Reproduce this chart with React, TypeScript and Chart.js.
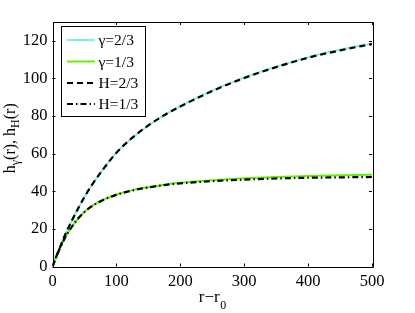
import React, { useEffect, useRef } from "react";
import { Chart, registerables } from "chart.js";

Chart.register(...registerables);

const rValues = [0, 5, 10, 20, 30, 40, 50, 60, 80, 100, 125, 150, 175, 200, 250, 300, 350, 400, 450, 500];
const gamma23 = [0, 4.5, 8.8, 17, 24.2, 30.8, 37, 42.5, 52, 60.5, 68.5, 75, 80.5, 85.2, 93.5, 100.4, 106.2, 111.2, 115.2, 118.6];
const gamma13 = [0, 4.4, 8.5, 15.5, 21, 25.5, 29, 31.8, 35.6, 38.3, 40.6, 42.2, 43.5, 44.5, 45.9, 46.9, 47.6, 48.1, 48.5, 48.8];
const h23 = [0, 4.5, 8.8, 17, 24.2, 30.8, 37, 42.5, 52, 60.5, 68.5, 75, 80.5, 85.1, 93.3, 100.2, 106, 111, 114.9, 118.3];
const h13 = [0, 4.4, 8.5, 15.5, 21, 25.5, 29, 31.7, 35.5, 38.1, 40.4, 42, 43.3, 44.2, 45.4, 46.2, 46.8, 47.2, 47.4, 47.6];
const xTicks = [0, 100, 200, 300, 400, 500];
const yTicks = [0, 20, 40, 60, 80, 100, 120];
const labels = ["γ=2/3", "γ=1/3", "H=2/3", "H=1/3"];

const SERIF = "'Liberation Serif', 'Times New Roman', serif";

const framePlugin = {
  id: "matlabFrame",
  afterDraw(chart: any) {
    const ctx = chart.ctx;
    const { left, right, top, bottom } = chart.chartArea;
    const xs = chart.scales.x;
    const ys = chart.scales.y;
    ctx.save();
    ctx.strokeStyle = "#000";
    ctx.lineWidth = 1;
    ctx.beginPath();
    ctx.rect(Math.round(left) + 0.5, Math.round(top) + 0.5, Math.round(right - left), Math.round(bottom - top));
    ctx.stroke();
    const tl = 3;
    ctx.beginPath();
    xTicks.forEach((v) => {
      const px = Math.round(xs.getPixelForValue(v)) + 0.5;
      ctx.moveTo(px, bottom);
      ctx.lineTo(px, bottom - tl);
      ctx.moveTo(px, top);
      ctx.lineTo(px, top + tl);
    });
    yTicks.forEach((v) => {
      const py = Math.round(ys.getPixelForValue(v)) + 0.5;
      ctx.moveTo(left, py);
      ctx.lineTo(left + tl, py);
      ctx.moveTo(right, py);
      ctx.lineTo(right - tl, py);
    });
    ctx.stroke();

    // legend
    const lx = 61, ly = 26, lw = 84, lh = 90;
    ctx.fillStyle = "#fff";
    ctx.fillRect(lx, ly, lw, lh);
    ctx.strokeRect(lx + 0.5, ly + 0.5, lw, lh);
    const rows = [40, 61.5, 83, 104];
    chart.data.datasets.forEach((ds: any, i: number) => {
      const y = rows[i];
      ctx.save();
      ctx.strokeStyle = ds.borderColor;
      ctx.lineWidth = ds.borderWidth;
      ctx.setLineDash(ds.borderDash || []);
      ctx.beginPath();
      ctx.moveTo(67, y);
      ctx.lineTo(95, y);
      ctx.stroke();
      ctx.restore();
      ctx.fillStyle = "#000";
      ctx.font = `15.5px ${SERIF}`;
      ctx.textBaseline = "middle";
      ctx.textAlign = "left";
      ctx.fillText(ds.label, 98.5, y + 1);
    });

    // x title: r−r0
    const cx = (left + right) / 2;
    ctx.textBaseline = "alphabetic";
    ctx.textAlign = "left";
    ctx.font = `17px ${SERIF}`;
    const main = "r\u2212r";
    const mw = ctx.measureText(main).width;
    ctx.font = `12px ${SERIF}`;
    const sw = ctx.measureText("0").width;
    const sx = cx - (mw + sw) / 2;
    ctx.font = `17px ${SERIF}`;
    ctx.fillText(main, sx, 302);
    ctx.font = `12px ${SERIF}`;
    ctx.fillText("0", sx + mw + 0.5, 309);

    // y title: h_γ(r), h_H(r)
    const parts: [string, boolean][] = [["h", false], ["γ", true], ["(r), h", false], ["H", true], ["(r)", false]];
    let total = 0;
    parts.forEach(([t, sub]) => {
      ctx.font = `${sub ? 12 : 16}px ${SERIF}`;
      total += ctx.measureText(t).width;
    });
    ctx.translate(15, (top + bottom) / 2 - 6);
    ctx.rotate(-Math.PI / 2);
    let px = -total / 2;
    parts.forEach(([t, sub]) => {
      ctx.font = `${sub ? 12 : 16}px ${SERIF}`;
      ctx.fillText(t, px, sub ? 4 : 0);
      px += ctx.measureText(t).width;
    });
    ctx.restore();
  },
};

export default function App() {
  const ref = useRef<HTMLCanvasElement>(null);
  useEffect(() => {
    if (!ref.current) return;
    const mk = (arr: number[]) => rValues.map((x, i) => ({ x, y: arr[i] }));
    const chart = new Chart(ref.current, {
      type: "line",
      data: {
        datasets: [
          { label: labels[0], data: mk(gamma23), borderColor: "#7af5d8", borderWidth: 2, order: 4 },
          { label: labels[1], data: mk(gamma13), borderColor: "#66f000", borderWidth: 2, order: 3 },
          { label: labels[2], data: mk(h23), borderColor: "#000", borderWidth: 2.2, borderDash: [6, 4], order: 2 },
          { label: labels[3], data: mk(h13), borderColor: "#000", borderWidth: 2.2, borderDash: [6, 3, 1.5, 3], order: 1 },
        ] as any,
      },
      options: {
        animation: false,
        responsive: false,
        events: [],
        elements: { point: { radius: 0 }, line: { cubicInterpolationMode: "monotone", fill: false } },
        layout: { padding: { top: 22, right: 43, left: 0, bottom: 0 } },
        plugins: { legend: { display: false }, tooltip: { enabled: false } },
        scales: {
          x: {
            type: "linear",
            min: 0,
            max: 500,
            grid: { display: false, drawTicks: false },
            border: { display: false },
            afterBuildTicks: (s: any) => { s.ticks = xTicks.map((v) => ({ value: v })); },
            afterFit: (s: any) => { s.height = 46.5; },
            ticks: { color: "#000", font: { family: SERIF, size: 16.5 }, padding: 5, maxRotation: 0 },
          },
          y: {
            type: "linear",
            min: 0,
            max: 130,
            grid: { display: false, drawTicks: false },
            border: { display: false },
            afterBuildTicks: (s: any) => { s.ticks = yTicks.map((v) => ({ value: v })); },
            afterFit: (s: any) => { s.width = 52.5; },
            ticks: { color: "#000", font: { family: SERIF, size: 16.5 }, padding: 5 },
          },
        },
      } as any,
      plugins: [framePlugin],
    });
    return () => chart.destroy();
  }, []);
  return (
    <div style={{ position: "fixed", left: 0, top: 0, width: 415, height: 313, background: "#fff" }}>
      <canvas ref={ref} width={415} height={313} />
    </div>
  );
}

● **The problem**: Keep every word of the data as it is when you write it out, but drop the pictures.

● **Finished exercise**:
Reproduce this chart with React, TypeScript and Chart.js.
import React, { useEffect, useRef } from "react";
import { Chart, registerables } from "chart.js";

Chart.register(...registerables);

const rValues = [0, 5, 10, 20, 30, 40, 50, 60, 80, 100, 125, 150, 175, 200, 250, 300, 350, 400, 450, 500];
const gamma23 = [0, 4.5, 8.8, 17, 24.2, 30.8, 37, 42.5, 52, 60.5, 68.5, 75, 80.5, 85.2, 93.5, 100.4, 106.2, 111.2, 115.2, 118.6];
const gamma13 = [0, 4.4, 8.5, 15.5, 21, 25.5, 29, 31.8, 35.6, 38.3, 40.6, 42.2, 43.5, 44.5, 45.9, 46.9, 47.6, 48.1, 48.5, 48.8];
const h23 = [0, 4.5, 8.8, 17, 24.2, 30.8, 37, 42.5, 52, 60.5, 68.5, 75, 80.5, 85.1, 93.3, 100.2, 106, 111, 114.9, 118.3];
const h13 = [0, 4.4, 8.5, 15.5, 21, 25.5, 29, 31.7, 35.5, 38.1, 40.4, 42, 43.3, 44.2, 45.4, 46.2, 46.8, 47.2, 47.4, 47.6];
const xTicks = [0, 100, 200, 300, 400, 500];
const yTicks = [0, 20, 40, 60, 80, 100, 120];
const labels = ["γ=2/3", "γ=1/3", "H=2/3", "H=1/3"];

const SERIF = "'Liberation Serif', 'Times New Roman', serif";

const framePlugin = {
  id: "matlabFrame",
  afterDraw(chart: any) {
    const ctx = chart.ctx;
    const { left, right, top, bottom } = chart.chartArea;
    const xs = chart.scales.x;
    const ys = chart.scales.y;
    ctx.save();
    ctx.strokeStyle = "#000";
    ctx.lineWidth = 1;
    ctx.beginPath();
    ctx.rect(Math.round(left) + 0.5, Math.round(top) + 0.5, Math.round(right - left), Math.round(bottom - top));
    ctx.stroke();
    const tl = 3;
    ctx.beginPath();
    xTicks.forEach((v) => {
      const px = Math.round(xs.getPixelForValue(v)) + 0.5;
      ctx.moveTo(px, bottom);
      ctx.lineTo(px, bottom - tl);
      ctx.moveTo(px, top);
      ctx.lineTo(px, top + tl);
    });
    yTicks.forEach((v) => {
      const py = Math.round(ys.getPixelForValue(v)) + 0.5;
      ctx.moveTo(left, py);
      ctx.lineTo(left + tl, py);
      ctx.moveTo(right, py);
      ctx.lineTo(right - tl, py);
    });
    ctx.stroke();

    // legend
    const lx = 61, ly = 26, lw = 84, lh = 90;
    ctx.fillStyle = "#fff";
    ctx.fillRect(lx, ly, lw, lh);
    ctx.strokeRect(lx + 0.5, ly + 0.5, lw, lh);
    const rows = [40, 61.5, 83, 104];
    chart.data.datasets.forEach((ds: any, i: number) => {
      const y = rows[i];
      ctx.save();
      ctx.strokeStyle = ds.borderColor;
      ctx.lineWidth = ds.borderWidth;
      ctx.setLineDash(ds.borderDash || []);
      ctx.beginPath();
      ctx.moveTo(67, y);
      ctx.lineTo(95, y);
      ctx.stroke();
      ctx.restore();
      ctx.fillStyle = "#000";
      ctx.font = `15.5px ${SERIF}`;
      ctx.textBaseline = "middle";
      ctx.textAlign = "left";
      ctx.fillText(ds.label, 98.5, y + 1);
    });

    // x title: r−r0
    const cx = (left + right) / 2;
    ctx.textBaseline = "alphabetic";
    ctx.textAlign = "left";
    ctx.font = `17px ${SERIF}`;
    const main = "r\u2212r";
    const mw = ctx.measureText(main).width;
    ctx.font = `12px ${SERIF}`;
    const sw = ctx.measureText("0").width;
    const sx = cx - (mw + sw) / 2;
    ctx.font = `17px ${SERIF}`;
    ctx.fillText(main, sx, 302);
    ctx.font = `12px ${SERIF}`;
    ctx.fillText("0", sx + mw + 0.5, 309);

    // y title: h_γ(r), h_H(r)
    const parts: [string, boolean][] = [["h", false], ["γ", true], ["(r), h", false], ["H", true], ["(r)", false]];
    let total = 0;
    parts.forEach(([t, sub]) => {
      ctx.font = `${sub ? 12 : 16}px ${SERIF}`;
      total += ctx.measureText(t).width;
    });
    ctx.translate(15, (top + bottom) / 2 - 6);
    ctx.rotate(-Math.PI / 2);
    let px = -total / 2;
    parts.forEach(([t, sub]) => {
      ctx.font = `${sub ? 12 : 16}px ${SERIF}`;
      ctx.fillText(t, px, sub ? 4 : 0);
      px += ctx.measureText(t).width;
    });
    ctx.restore();
  },
};

export default function App() {
  const ref = useRef<HTMLCanvasElement>(null);
  useEffect(() => {
    if (!ref.current) return;
    const mk = (arr: number[]) => rValues.map((x, i) => ({ x, y: arr[i] }));
    const chart = new Chart(ref.current, {
      type: "line",
      data: {
        datasets: [
          { label: labels[0], data: mk(gamma23), borderColor: "#7af5d8", borderWidth: 2, order: 4 },
          { label: labels[1], data: mk(gamma13), borderColor: "#66f000", borderWidth: 2, order: 3 },
          { label: labels[2], data: mk(h23), borderColor: "#000", borderWidth: 2.2, borderDash: [6, 4], order: 2 },
          { label: labels[3], data: mk(h13), borderColor: "#000", borderWidth: 2.2, borderDash: [6, 3, 1.5, 3], order: 1 },
        ] as any,
      },
      options: {
        animation: false,
        responsive: false,
        events: [],
        elements: { point: { radius: 0 }, line: { cubicInterpolationMode: "monotone", fill: false } },
        layout: { padding: { top: 22, right: 43, left: 0, bottom: 0 } },
        plugins: { legend: { display: false }, tooltip: { enabled: false } },
        scales: {
          x: {
            type: "linear",
            min: 0,
            max: 500,
            grid: { display: false, drawTicks: false },
            border: { display: false },
            afterBuildTicks: (s: any) => { s.ticks = xTicks.map((v) => ({ value: v })); },
            afterFit: (s: any) => { s.height = 46.5; },
            ticks: { color: "#000", font: { family: SERIF, size: 16.5 }, padding: 5, maxRotation: 0 },
          },
          y: {
            type: "linear",
            min: 0,
            max: 130,
            grid: { display: false, drawTicks: false },
            border: { display: false },
            afterBuildTicks: (s: any) => { s.ticks = yTicks.map((v) => ({ value: v })); },
            afterFit: (s: any) => { s.width = 52.5; },
            ticks: { color: "#000", font: { family: SERIF, size: 16.5 }, padding: 5 },
          },
        },
      } as any,
      plugins: [framePlugin],
    });
    return () => chart.destroy();
  }, []);
  return (
    <div style={{ position: "fixed", left: 0, top: 0, width: 415, height: 313, background: "#fff" }}>
      <canvas ref={ref} width={415} height={313} />
    </div>
  );
}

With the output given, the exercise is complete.